Based on a 1951 short story in Harper's Magazine entitled The Cyclists' Raid, which in turn was based upon a real-life incident in Hollister, California in 1947. The actual incident, however, bore little resemblance to the events depicted in the movie. Although spirited, the cyclists did not run amok or become violent. In fact, the bikers were invited back to Hollister over the July 4, 1997 weekend for a fiftieth anniversary celebration of the original incident.
The name of Lee Marvin's motorcycle gang is "The Beetles." Although it has never formally been acknowledged as an inspiration for the name of the 1960s rock band, the scene from the movie where Marvin introduces The Beetles is used at the beginning of The Beatles Anthology.
Pigeon, a member of the Black Rebels Motorcycle Club led by Johnny Strabler is played by an uncredited Alvy Moore. Moore would achieve greater recognition some twelve years later playing the absent minded county agent Hank Kimball on Green Acres (1965).
Marlon Brando's motorcycle is a 650cc Triumph Thunderbird. From stills, its registration number looks like 63632. Lee Marvin also owned a Triumph 200cc Tiger Cub upon which he competed in desert races. 'Jr Gil Stratton' was featured in a print advertisement for Triumph motorcycles in 1963. He later became a well-known TV sports reporter in Los Angeles for decades.
This was the first film in which the manufacturer's logo on motorcycles was not blanked out. Johnson Motors, who imported Triumphs into the USA, protested at their product being linked with Marlon Brando and his Black Rebels, but the association served them well.
Lee Marvin could not ride a motorcycle at the time of filming, but determined not to be bettered by Marlon Brando he quickly learned, later becoming a keen competitor on his Triumph 200cc Tiger Cub in desert races.

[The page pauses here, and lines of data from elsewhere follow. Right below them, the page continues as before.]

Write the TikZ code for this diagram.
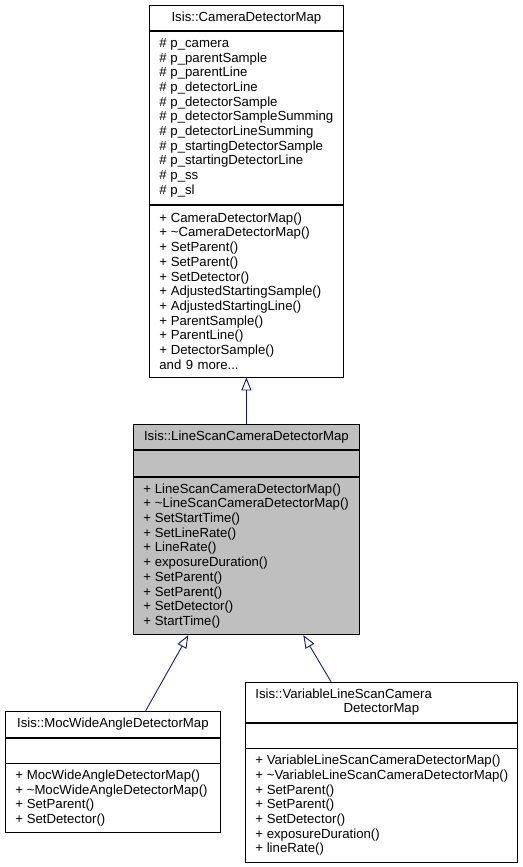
\documentclass[tikz,border=0pt]{standalone}
\usepackage{fontspec}
\setmainfont{Liberation Sans}
\usetikzlibrary{positioning,arrows.meta}
\definecolor{edgeblue}{HTML}{191970}
\definecolor{curgray}{HTML}{BFBFBF}
\hyphenpenalty=10000
\exhyphenpenalty=10000
\newcommand{\umlop}[1]{+\nobreak\hskip 0.28em\relax #1}
\newcommand{\umlattr}[1]{\#\nobreak\hskip 0.28em\relax #1}
\begin{document}
\begin{tikzpicture}[x=1pt,y=-1pt,
		part/.style={draw,line width=0.8pt,inner xsep=10pt,inner ysep=0pt,align=left,font=\fontsize{13.2}{14.7}\selectfont},
		head/.style={part,align=center},
		inh/.style={draw=edgeblue,line width=0.9pt,-{Triangle[open,length=13pt,width=10pt]}}]
	\useasboundingbox (0,0) rectangle (522,867);
	% Isis::CameraDetectorMap
	\node[head,anchor=north west,text width=174pt,minimum height=25pt] (cdm) at (149,5) {Isis::CameraDetectorMap};
	\node[part,below=0pt of cdm,text width=174pt,minimum height=173pt] (cdm-attr) {\umlattr{p\_camera}\\\umlattr{p\_parentSample}\\\umlattr{p\_parentLine}\\\umlattr{p\_detectorLine}\\\umlattr{p\_detectorSample}\\\umlattr{p\_detectorSampleSumming}\\\umlattr{p\_detectorLineSumming}\\\umlattr{p\_startingDetectorSample}\\\umlattr{p\_startingDetectorLine}\\\umlattr{p\_ss}\\\umlattr{p\_sl}};
	\node[part,below=0pt of cdm-attr,text width=174pt,minimum height=172pt] (cdm-ops) {\umlop{CameraDetectorMap()}\\\umlop{\textasciitilde CameraDetectorMap()}\\\umlop{SetParent()}\\\umlop{SetParent()}\\\umlop{SetDetector()}\\\umlop{AdjustedStartingSample()}\\\umlop{AdjustedStartingLine()}\\\umlop{ParentSample()}\\\umlop{ParentLine()}\\\umlop{DetectorSample()}\\and 9 more...};
	% Isis::LineScanCameraDetectorMap
	\node[head,fill=curgray,anchor=north west,text width=206pt,minimum height=25pt] (lsc) at (133,424) {Isis::LineScanCameraDetectorMap};
	\node[part,fill=curgray,below=0pt of lsc,text width=206pt,minimum height=26pt] (lsc-attr) {};
	\node[part,fill=curgray,below=0pt of lsc-attr,text width=206pt,minimum height=157.7pt] (lsc-ops) {\umlop{LineScanCameraDetectorMap()}\\\umlop{\textasciitilde LineScanCameraDetectorMap()}\\\umlop{SetStartTime()}\\\umlop{SetLineRate()}\\\umlop{LineRate()}\\\umlop{exposureDuration()}\\\umlop{SetParent()}\\\umlop{SetParent()}\\\umlop{SetDetector()}\\\umlop{StartTime()}};
	% Isis::MocWideAngleDetectorMap
	\node[head,anchor=north west,text width=195pt,minimum height=26pt] (moc) at (5,710.7) {Isis::MocWideAngleDetectorMap};
	\node[part,below=0pt of moc,text width=195pt,minimum height=25pt] (moc-attr) {};
	\node[part,below=0pt of moc-attr,text width=195pt,minimum height=69pt] (moc-ops) {\umlop{MocWideAngleDetectorMap()}\\\umlop{\textasciitilde MocWideAngleDetectorMap()}\\\umlop{SetParent()}\\\umlop{SetDetector()}};
	% Isis::VariableLineScanCameraDetectorMap
	\node[head,anchor=north west,text width=252pt,minimum height=40pt] (vls) at (245,681.7) {\makebox[\hsize][l]{Isis::VariableLineScanCamera}\\DetectorMap};
	\node[part,below=0pt of vls,text width=252pt,minimum height=25pt] (vls-attr) {};
	\node[part,below=0pt of vls-attr,text width=252pt,minimum height=113.3pt] (vls-ops) {\umlop{VariableLineScanCameraDetectorMap()}\\\umlop{\textasciitilde VariableLineScanCameraDetectorMap()}\\\umlop{SetParent()}\\\umlop{SetParent()}\\\umlop{SetDetector()}\\\umlop{exposureDuration()}\\\umlop{lineRate()}};
	% inheritance
	\coordinate (lsc-l) at ([xshift=55.3pt]lsc-ops.south west);
	\coordinate (lsc-r) at ([xshift=170.3pt]lsc-ops.south west);
	\coordinate (moc-in) at ([xshift=140.7pt]moc.north west);
	\coordinate (vls-in) at ([xshift=86pt]vls.north west);
	\draw[inh] (lsc.north) -- (cdm-ops.south);
	\draw[inh] (moc-in) -- (lsc-l);
	\draw[inh] (vls-in) -- (lsc-r);
\end{tikzpicture}
\end{document}
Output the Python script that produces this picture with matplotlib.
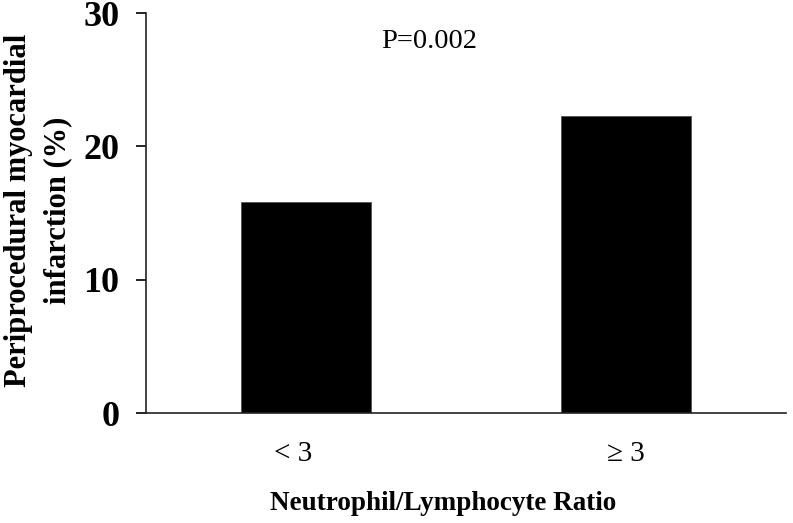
import matplotlib
matplotlib.use("Agg")
import matplotlib.pyplot as plt

plt.rcParams['font.family'] = ['Liberation Serif', 'DejaVu Serif']

categories = ["< 3", "\u2265 3"]
values = [15.8, 22.3]
y_ticks = [0, 10, 20, 30]

fig = plt.figure(figsize=(7.93, 5.23), dpi=100)
ax = fig.add_axes([146 / 793, 1 - 413 / 523, 640 / 793, 400 / 523])

x = list(range(len(categories)))
ax.bar(x, values, width=0.405, color="black", edgecolor="#555555", linewidth=0.6)

ax.set_xlim(-0.5, 1.5)
ax.set_ylim(0, 30)
ax.set_yticks(y_ticks)
ax.set_yticklabels([str(t) for t in y_ticks], fontsize=26, fontweight="bold")
ax.tick_params(axis="y", direction="out", length=7.2, width=1.2, pad=12)
ax.set_xticks([])

for s in ["top", "right"]:
    ax.spines[s].set_visible(False)
for s in ["left", "bottom"]:
    ax.spines[s].set_linewidth(1.2)
    ax.spines[s].set_color("#222222")

label_shift = [-0.04, 0.0]
for xi, lab, dx in zip(x, categories, label_shift):
    ax.text(xi + dx, -3.05, lab, ha="center", va="center", fontsize=21)

ax.text(0.385, 27.9, "P=0.002", ha="center", va="center", fontsize=20.5)

fig.text(443 / 793, 1 - 503 / 523, "Neutrophil/Lymphocyte Ratio",
         ha="center", va="center", fontsize=19.5, fontweight="bold")
fig.text(38 / 793, 1 - 210 / 523, "Periprocedural myocardial\ninfarction (%)",
         ha="center", va="center", rotation=90, fontsize=22, fontweight="bold",
         linespacing=1.45)

fig.savefig("out.png", dpi=100)
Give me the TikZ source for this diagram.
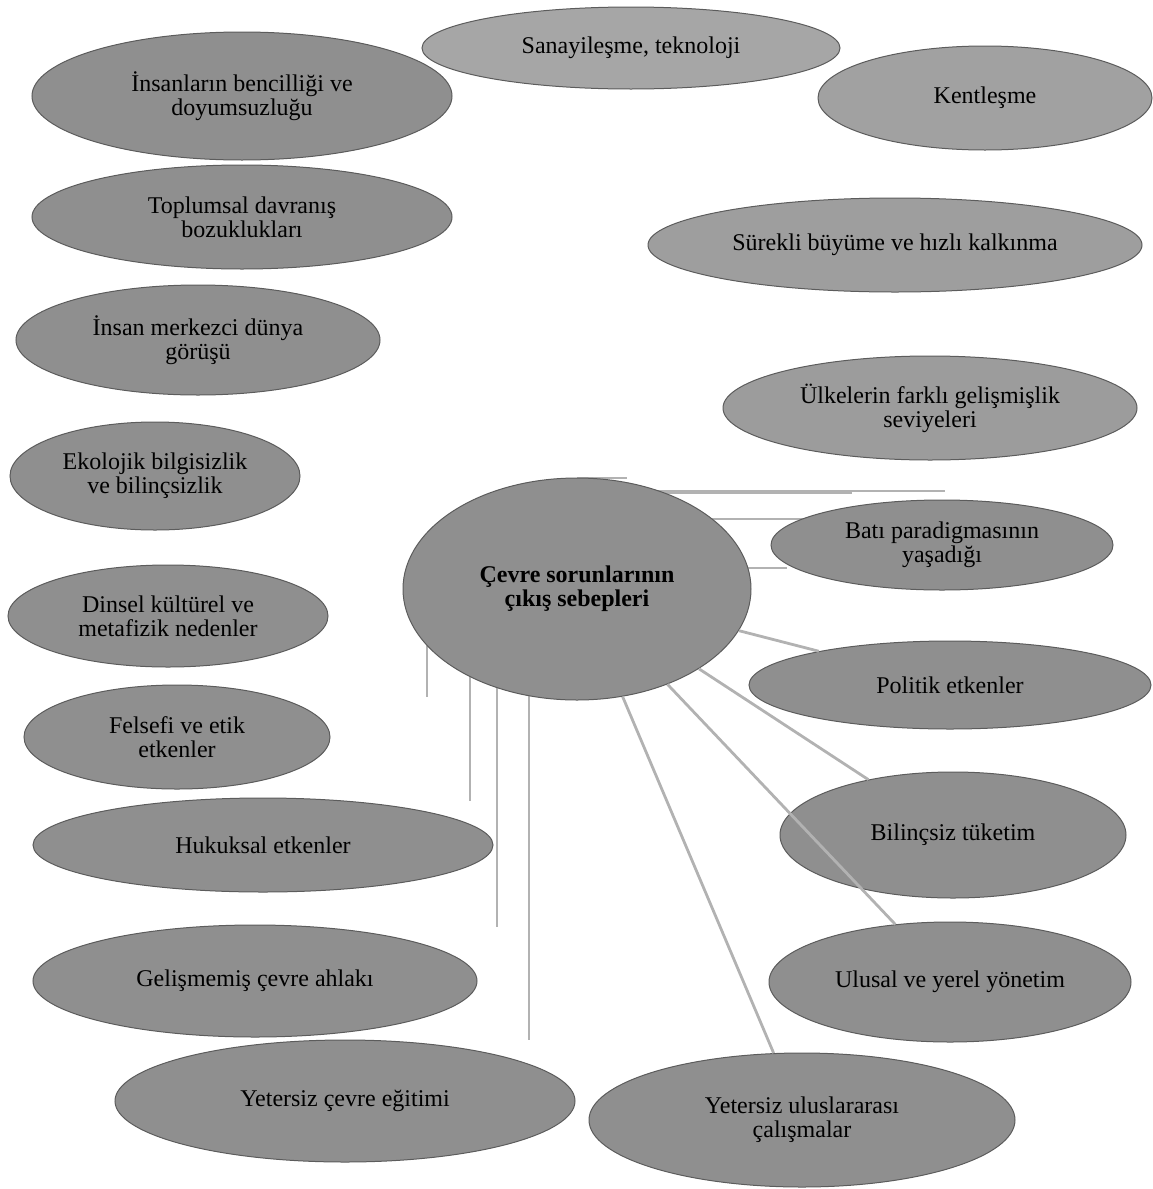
\documentclass[tikz,border=0pt]{standalone}
\usepackage{fontspec}
\setmainfont{Liberation Serif}
\usepackage{tikz}
\usetikzlibrary{shapes.geometric,backgrounds}
\definecolor{blobfill}{RGB}{143,143,143}
\definecolor{blobedge}{RGB}{92,92,92}
\definecolor{linkgrey}{RGB}{178,178,178}
\tikzset{
  cause/.style={ellipse,draw=blobedge,fill=blobfill,line width=0.5pt,inner sep=0pt,
                align=center,font=\fontsize{12}{12}\selectfont},
  core/.style={cause,font=\fontsize{12}{12}\selectfont\bfseries},
  link/.style={draw=linkgrey,line width=1.4pt},
}
\begin{document}
\begin{tikzpicture}[x=0.5pt,y=-0.5pt]
  \useasboundingbox (0,0) rectangle (1152,1189);

  \node[core,minimum width=174pt,minimum height=111pt] (root) at (577,589)
    {Çevre sorunlarının\\çıkış sebepleri};

  \node[cause,fill=black!35,minimum width=209pt,minimum height=41pt] (sanayi) at (631,48) {Sanayileşme, teknoloji};
  \node[cause,minimum width=210pt,minimum height=64pt] (bencil) at (242,96) {İnsanların bencilliği ve\\doyumsuzluğu};
  \node[cause,fill=black!37,minimum width=167pt,minimum height=52pt] (kent) at (985,98) {Kentleşme};
  \node[cause,minimum width=210pt,minimum height=52pt] (toplum) at (242,217) {Toplumsal davranış\\bozuklukları};
  \node[cause,fill=black!38,minimum width=247pt,minimum height=47pt] (buyume) at (895,245) {Sürekli büyüme ve hızlı kalkınma};
  \node[cause,minimum width=182pt,minimum height=55pt] (insan) at (198,340) {İnsan merkezci dünya\\görüşü};
  \node[cause,fill=black!39,minimum width=207pt,minimum height=52pt] (ulke) at (930,408) {Ülkelerin farklı gelişmişlik\\seviyeleri};
  \node[cause,minimum width=145pt,minimum height=54pt] (ekoloji) at (155,476) {Ekolojik bilgisizlik\\ve bilinçsizlik};
  \node[cause,minimum width=171pt,minimum height=45pt] (bati) at (942,545) {Batı paradigmasının\\yaşadığı};
  \node[cause,minimum width=160pt,minimum height=51pt] (dinsel) at (168,616) {Dinsel kültürel ve\\metafizik nedenler};
  \node[cause,minimum width=201pt,minimum height=44pt] (politik) at (950,685) {Politik etkenler};
  \node[cause,minimum width=153pt,minimum height=52pt] (felsefe) at (177,737) {Felsefi ve etik\\etkenler};
  \node[cause,minimum width=173pt,minimum height=63pt] (tuketim) at (953,835) {Bilinçsiz tüketim};
  \node[cause,minimum width=230pt,minimum height=47pt] (hukuk) at (263,845) {Hukuksal etkenler};
  \node[cause,minimum width=222pt,minimum height=56pt] (ahlak) at (255,981) {Gelişmemiş çevre ahlakı};
  \node[cause,minimum width=181pt,minimum height=60pt] (yonetim) at (950,982) {Ulusal ve yerel yönetim};
  \node[cause,minimum width=230pt,minimum height=61pt] (egitim) at (345,1101) {Yetersiz çevre eğitimi};
  \node[cause,minimum width=213pt,minimum height=67pt] (ulus) at (802,1120) {Yetersiz uluslararası\\çalışmalar};

  \coordinate (h1) at (627,478);
  \coordinate (h2) at (852,493);
  \coordinate (h3) at (945,491);
  \coordinate (h4) at (837,519);
  \coordinate (h5) at (787,568);
  \coordinate (v1) at (427,697);
  \coordinate (v2) at (470,801);
  \coordinate (v3) at (497,927);
  \coordinate (v4) at (529,1040);

  \begin{pgfonlayer}{background}
    \foreach \e in {h1,h2,h3,h4,h5}
      \draw[link] (root.center |- \e) -- (\e);
    \foreach \e in {v1,v2,v3,v4}
      \draw[link] (root.center -| \e) -- (\e);
  \end{pgfonlayer}

  \foreach \t in {politik,tuketim,yonetim,ulus}
    \draw[link] (root) -- (\t);
\end{tikzpicture}
\end{document}
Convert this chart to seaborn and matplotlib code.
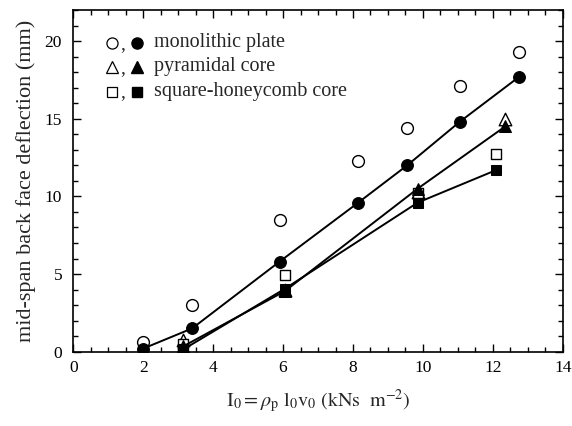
import matplotlib
matplotlib.use("Agg")
import matplotlib.pyplot as plt
import seaborn as sns
import pandas as pd
from matplotlib.ticker import MultipleLocator

# ---- data ----
mono_x = [2.0, 3.4, 5.9, 8.15, 9.55, 11.05, 12.75]
mono_filled = [0.2, 1.5, 5.8, 9.6, 12.0, 14.8, 17.7]
mono_open = [0.6, 3.0, 8.5, 12.3, 14.4, 17.1, 19.3]

pyr_x = [3.15, 6.05, 9.85, 12.35]
pyr_filled = [0.35, 3.9, 10.5, 14.5]
pyr_open = [0.75, 4.0, 10.3, 15.0]

sq_x = [3.15, 6.05, 9.85, 12.1]
sq_filled = [0.15, 4.05, 9.6, 11.7]
sq_open = [0.5, 4.95, 10.2, 12.7]

labels = ["monolithic plate", "pyramidal core", "square-honeycomb core"]
xticks = [0, 2, 4, 6, 8, 10, 12, 14]
yticks = [0, 5, 10, 15, 20]

sns.set_style("ticks")
plt.rcParams["font.family"] = ["Liberation Serif", "DejaVu Serif"]
plt.rcParams["mathtext.fontset"] = "stix"

fig = plt.figure(figsize=(5.72, 4.26), dpi=100)
ax = fig.add_axes([0.128, 0.1744, 0.856, 0.8021])

series = [
    (mono_x, mono_open, mono_filled, "o", 8.5, 8.5),
    (pyr_x, pyr_open, pyr_filled, "^", 9, 9),
    (sq_x, sq_open, sq_filled, "s", 7.5, 7.5),
]

# open symbols first
for xs, yo, yf, m, ms_o, ms_f in series:
    df = pd.DataFrame({"x": xs, "y": yo})
    sns.scatterplot(data=df, x="x", y="y", marker=m, s=ms_o ** 2,
                    facecolor="white", edgecolor="black", linewidth=1.0,
                    ax=ax, zorder=3)

# filled symbols with connecting lines
for xs, yo, yf, m, ms_o, ms_f in series:
    df = pd.DataFrame({"x": xs, "y": yf})
    sns.lineplot(data=df, x="x", y="y", color="black", linewidth=1.4,
                 marker=m, markersize=ms_f, markerfacecolor="black",
                 markeredgecolor="black", sort=False, ax=ax, zorder=4)

ax.set_xlim(0, 14)
ax.set_ylim(0, 22)
ax.set_xticks(xticks)
ax.set_yticks(yticks)
ax.xaxis.set_minor_locator(MultipleLocator(0.5))
ax.yaxis.set_minor_locator(MultipleLocator(1))
ax.tick_params(which="both", direction="in", top=True, right=True,
               labelsize=12.5, width=1.0, colors="black")
ax.tick_params(axis="x", which="major", pad=6)
ax.tick_params(axis="y", which="major", pad=8)
ax.tick_params(which="major", length=6)
ax.tick_params(which="minor", length=3.5)
for sp in ax.spines.values():
    sp.set_visible(True)
    sp.set_linewidth(1.2)
    sp.set_color("black")

ax.set_xlabel(r"$\mathrm{I_0 = }\rho_\mathrm{p}\ \mathrm{l_0 v_0\ (kNs\ \ m^{-2})}$",
              fontsize=14.5, labelpad=8)
ax.set_ylabel("mid-span back face deflection (mm)", fontsize=16, labelpad=6)

# legend drawn in axes coordinates
rows_y = [0.904, 0.834, 0.761]
markers = ["o", "^", "s"]
sizes = [8, 8.5, 7]
for yy, m, ms, lab in zip(rows_y, markers, sizes, labels):
    ax.plot([0.080], [yy], marker=m, markersize=ms, markerfacecolor="white",
            markeredgecolor="black", markeredgewidth=0.9,
            transform=ax.transAxes, linestyle="none")
    ax.text(0.102, yy - 0.004, ",", transform=ax.transAxes, fontsize=14,
            ha="center", va="center")
    ax.plot([0.131], [yy], marker=m, markersize=ms, markerfacecolor="black",
            markeredgecolor="black", transform=ax.transAxes, linestyle="none")
    ax.text(0.166, yy, lab, transform=ax.transAxes, fontsize=14.5,
            ha="left", va="center")

fig.savefig("out.png", dpi=100)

A popular still from the film shows an off-set Marlon Brando astride a Matchless twin cylinder motorcycle, it's 'M' logo gas tank badge being secured upside-down to resemble a 'W'. This was stunt rider 'Wally Allbright''s motorcycle.
As has been pointed out, the BBFC refused this film a certificate in 1954. At the time the highest rating for a film was an "X" certificate, which in those days meant 16 or over. However it is not true to say that the film was banned. The authority over film exhibition lies with the local authority. Most accept the BBFC rulings but any local authority can view a film and issue it's own rating. In the case of "The Wild One", it was shown in the UK in 1954 at the Rex Cinema in Cambridge, managed at the time by Leslie Halliwell of Halliwell's Film Guide fame. He arranged for the local watch committee to view the film and they gave it a local "X" certificate. It played for two weeks to indifferent business as recounted in Halliwell's autobiography "Seats in all Parts" (apparently it also got a local "X" in Maesteg, South Wales).
To prepare for his role, Marlon Brando renewed his love for motorcycles, practising his cycling technique and selecting his own wardrobe, which he wore to and from the studio. Brando also spent time with the real-life biker gangs to absorb their mannerisms and speech.
Stanley Kramer hired real biker gangs to play themselves. When Kramer asked one of them what they were rebelling against, one cyclist cracked, "Well, what ya got?" That was incorporated into the script and became one of the film's most quoted lines.